Earth Day was far bigger than Nelson ever dreamed it would have been. But again, it takes a while for the anger to mature, to ripen, into a sense of what a truly constructive response would be. The first response is to blame somebody and to try to punish somebody, and that’s easy with a corporation as huge as BP. But that doesn’t solve any of the deeper questions.

Q. You suggested to the Post that if we haven’t started addressing oil dependence in a year “it’s a sign that we’ve entered into some newer, more passive mode of responding to disasters.” What do you mean by that?

A. It’s possible that we’ve become desensitized, that it’s harder and harder to shock ourselves, so that’s why I use the word passive. If nothing’s happened in a year, we’ll know whether this is going on.

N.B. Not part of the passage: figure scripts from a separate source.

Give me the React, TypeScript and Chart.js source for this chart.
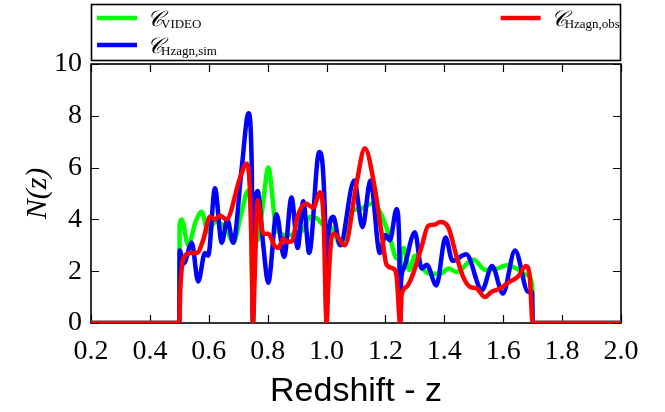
import React, { useEffect, useRef } from 'react';
import { Chart, registerables } from 'chart.js';

Chart.register(...registerables);

const xTicks = [0.2, 0.4, 0.6, 0.8, 1.0, 1.2, 1.4, 1.6, 1.8, 2.0];
const yTicks = [0, 2, 4, 6, 8, 10];

const legendSubs = ['VIDEO', 'Hzagn,sim', 'Hzagn,obs'];
const seriesColors = ['#00ff00', '#0000ff', '#ff0000'];

// C_VIDEO  [z, N(z)]
const videoPts: [number, number][] = [
  [0.2, 0], [0.5, 0], [0.501, 3.8], [0.508, 4.0], [0.53, 3.0], [0.555, 3.9], [0.576, 4.3],
  [0.598, 3.5], [0.62, 3.9], [0.645, 3.8], [0.665, 3.5], [0.683, 3.1], [0.71, 4.2],
  [0.733, 5.1], [0.744, 4.2], [0.75, 0], [0.755, 3.0], [0.766, 3.2], [0.784, 4.6],
  [0.802, 6.0], [0.83, 3.6], [0.86, 3.4], [0.898, 3.45], [0.921, 3.6], [0.944, 4.1],
  [0.966, 4.05], [0.989, 3.8], [0.997, 3.7], [1.0, 0], [1.003, 3.6], [1.012, 3.7],
  [1.05, 3.0], [1.079, 4.3], [1.113, 4.4], [1.153, 4.6], [1.181, 4.3], [1.215, 3.3],
  [1.238, 2.5], [1.248, 2.4], [1.25, 0], [1.252, 2.6], [1.263, 2.9], [1.281, 2.05],
  [1.3, 2.6], [1.323, 2.15], [1.35, 1.9], [1.385, 1.9], [1.415, 2.1], [1.442, 1.97],
  [1.498, 2.45], [1.54, 2.05], [1.58, 2.1], [1.611, 2.23], [1.646, 2.1], [1.68, 1.85],
  [1.698, 1.5], [1.7, 0], [2.0, 0],
];

// C_Hzagn,sim
const simPts: [number, number][] = [
  [0.2, 0], [0.5, 0], [0.501, 2.8], [0.515, 2.3], [0.542, 3.1], [0.564, 1.6], [0.587, 2.7],
  [0.598, 2.6], [0.621, 5.2], [0.644, 3.1], [0.663, 4.0], [0.683, 3.1], [0.712, 6.0],
  [0.735, 8.1], [0.746, 6.0], [0.75, 0], [0.754, 3.6], [0.766, 5.1], [0.785, 3.0],
  [0.802, 1.55], [0.83, 4.2], [0.856, 2.55], [0.881, 4.85], [0.902, 2.9], [0.921, 4.7],
  [0.941, 2.7], [0.975, 6.6], [0.995, 4.0], [1.0, 0], [1.005, 3.2], [1.023, 4.1],
  [1.046, 3.0], [1.094, 5.5], [1.122, 3.7], [1.149, 5.5], [1.181, 2.7], [1.2, 3.4],
  [1.215, 3.2], [1.238, 4.4], [1.247, 3.0], [1.25, 0], [1.253, 1.6], [1.262, 2.1],
  [1.3, 3.5], [1.323, 2.1], [1.34, 2.25], [1.373, 1.45], [1.404, 3.3], [1.428, 2.4],
  [1.474, 2.65], [1.528, 1.27], [1.562, 2.2], [1.599, 1.14], [1.64, 2.8], [1.685, 1.2],
  [1.698, 1.2], [1.7, 0], [2.0, 0],
];

// C_Hzagn,obs
const obsPts: [number, number][] = [
  [0.2, 0], [0.5, 0], [0.503, 1.2], [0.51, 2.3], [0.52, 2.6], [0.536, 2.7], [0.559, 2.7],
  [0.581, 3.2], [0.604, 4.1], [0.62, 4.0], [0.638, 4.15], [0.66, 4.0], [0.706, 5.6],
  [0.728, 6.15], [0.738, 5.5], [0.745, 3.0], [0.75, 0], [0.757, 2.2], [0.766, 4.75],
  [0.785, 3.45], [0.802, 3.45], [0.825, 2.95], [0.837, 2.9], [0.853, 3.26], [0.867, 3.13],
  [0.881, 3.15], [0.904, 4.2], [0.93, 4.6], [0.955, 4.45], [0.978, 5.05], [0.99, 4.0],
  [1.0, 0], [1.006, 1.5], [1.017, 3.3], [1.026, 3.45], [1.062, 3.0], [1.102, 5.4],
  [1.13, 6.75], [1.164, 5.2], [1.187, 3.45], [1.204, 2.25], [1.227, 2.1], [1.238, 1.8],
  [1.25, 0], [1.255, 1.1], [1.272, 1.4], [1.294, 1.9], [1.323, 2.95], [1.345, 3.75],
  [1.368, 3.8], [1.385, 3.9], [1.413, 3.7], [1.442, 2.55], [1.464, 1.78], [1.487, 1.4],
  [1.51, 1.33], [1.538, 1.0], [1.56, 1.2], [1.589, 1.33], [1.623, 1.6], [1.651, 1.8],
  [1.677, 2.2], [1.69, 1.8], [1.7, 0], [2.0, 0],
];

const tickFont = { family: '"Liberation Serif", serif', size: 28 };

const framePlugin = {
  id: 'frameTicks',
  beforeDatasetsDraw(chart: any) {
    const { ctx, chartArea: a, scales } = chart;
    ctx.save();
    ctx.strokeStyle = '#000';
    ctx.lineWidth = 1.2;
    ctx.beginPath();
    scales.x.ticks.forEach((t: any) => {
      const px = Math.round(scales.x.getPixelForValue(t.value)) + 0.5;
      ctx.moveTo(px, a.bottom);
      ctx.lineTo(px, a.bottom - 8);
      ctx.moveTo(px, a.top);
      ctx.lineTo(px, a.top + 8);
    });
    scales.y.ticks.forEach((t: any) => {
      const py = Math.round(scales.y.getPixelForValue(t.value)) + 0.5;
      ctx.moveTo(a.left, py);
      ctx.lineTo(a.left + 8, py);
      ctx.moveTo(a.right, py);
      ctx.lineTo(a.right - 8, py);
    });
    ctx.stroke();
    ctx.lineWidth = 1.6;
    ctx.strokeRect(a.left, a.top, a.right - a.left, a.bottom - a.top);
    ctx.restore();
  },
};

const legendPlugin = {
  id: 'mathLegend',
  afterDraw(chart: any) {
    const { ctx, chartArea: a } = chart;
    const top = 4;
    const bottom = a.top - 4;
    ctx.save();
    ctx.fillStyle = '#fff';
    ctx.fillRect(a.left, top, a.right - a.left, bottom - top);
    ctx.strokeStyle = '#000';
    ctx.lineWidth = 1.6;
    ctx.strokeRect(a.left + 0.5, top + 0.5, a.right - a.left - 1, bottom - top);
    const col2 = a.left + (a.right - a.left) * 0.773;
    const slots = [
      { x: a.left + 6, y: 18 },
      { x: a.left + 6, y: 45 },
      { x: col2, y: 18 },
    ];
    chart.data.datasets.forEach((ds: any, i: number) => {
      const s = slots[i];
      ctx.strokeStyle = ds.borderColor;
      ctx.lineWidth = 4.5;
      ctx.beginPath();
      ctx.moveTo(s.x, s.y);
      ctx.lineTo(s.x + 40, s.y);
      ctx.stroke();
      ctx.fillStyle = '#000';
      ctx.textBaseline = 'alphabetic';
      ctx.font = 'italic 22px "DejaVu Serif", serif';
      ctx.fillText('\u{1D49E}', s.x + 50, s.y + 8);
      const w = ctx.measureText('\u{1D49E}').width;
      ctx.font = '13px "Liberation Serif", serif';
      ctx.fillText(legendSubs[i], s.x + 50 + w - 2, s.y + 10);
    });
    ctx.restore();
  },
};

export default function App() {
  const ref = useRef<HTMLCanvasElement>(null);
  useEffect(() => {
    document.body.style.margin = '0';
    const canvas = ref.current;
    if (!canvas) return;
    const toXY = (pts: [number, number][]) => pts.map(([x, y]) => ({ x, y }));
    const chart = new Chart(canvas, {
      type: 'line',
      data: {
        datasets: [
          { label: 'C_VIDEO', data: toXY(videoPts), borderColor: seriesColors[0], order: 3 },
          { label: 'C_Hzagn,sim', data: toXY(simPts), borderColor: seriesColors[1], order: 2 },
          { label: 'C_Hzagn,obs', data: toXY(obsPts), borderColor: seriesColors[2], order: 1 },
        ].map((d) => ({
          ...d,
          borderWidth: 4.5,
          pointRadius: 0,
          fill: false,
          cubicInterpolationMode: 'monotone' as const,
        })),
      },
      options: {
        animation: false,
        responsive: false,
        devicePixelRatio: 1,
        layout: { padding: { top: 64, right: 44, left: 0, bottom: 0 } },
        plugins: { legend: { display: false }, tooltip: { enabled: false } },
        scales: {
          x: {
            type: 'linear',
            min: 0.2,
            max: 2.0,
            afterBuildTicks: (s: any) => {
              s.ticks = xTicks.map((v) => ({ value: v }));
            },
            afterFit: (s: any) => {
              s.height = 89;
            },
            grid: { display: false, drawTicks: false },
            border: { display: false },
            ticks: {
              padding: 12,
              color: '#000',
              font: tickFont,
              maxRotation: 0,
              autoSkip: false,
              callback: (v: any) => Number(v).toFixed(1),
            },
            title: {
              display: true,
              text: 'Redshift - z',
              color: '#000',
              font: { family: '"Liberation Sans", Arial, sans-serif', size: 34, lineHeight: 1.2 },
              padding: { top: 0, bottom: 0 },
            },
          },
          y: {
            type: 'linear',
            min: 0,
            max: 10,
            afterBuildTicks: (s: any) => {
              s.ticks = yTicks.map((v) => ({ value: v }));
            },
            afterFit: (s: any) => {
              s.width = 91;
            },
            grid: { display: false, drawTicks: false },
            border: { display: false },
            ticks: {
              padding: 9,
              color: '#000',
              font: tickFont,
              callback: (v: any) => String(v),
            },
            title: {
              display: true,
              text: 'N(z)',
              color: '#000',
              font: { family: '"Liberation Serif", serif', size: 30, style: 'italic', lineHeight: 1.2 },
              padding: { top: 20, bottom: 0 },
            },
          },
        },
      },
      plugins: [framePlugin, legendPlugin],
    });
    return () => chart.destroy();
  }, []);
  return (
    <div style={{ width: 665, height: 412 }}>
      <canvas ref={ref} width={665} height={412} />
    </div>
  );
}
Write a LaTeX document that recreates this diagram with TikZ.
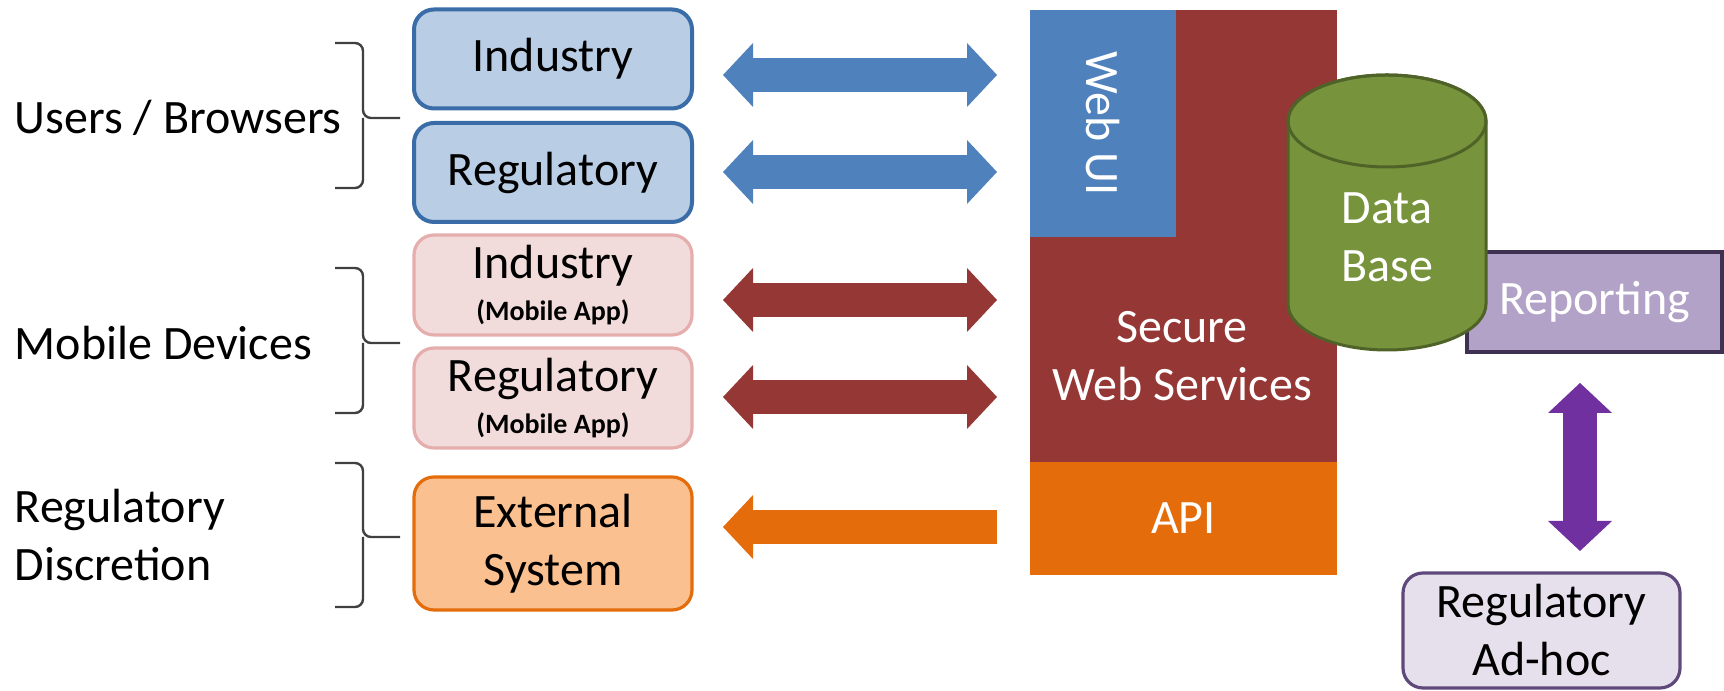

For most of the time between 1980 and 2008, we’ve had national political leadership that has been hostile to the idea that government can be an agent of reform, change, and improving the lives of citizens. In spite of Obama and “yes we can” and the people that voted for him, I’m not sure that they’ve really come to believe that we can, if “we can” means that we can help address some of the deepest problems of society through government. And it’s possible that they don’t really, in their deepest hearts, believe that they can make a difference in the political realm. I’m not saying either one of those is true, but a year from now, if the disaster turns out to be as big as people imagine and we don’t respond, then you have to wonder.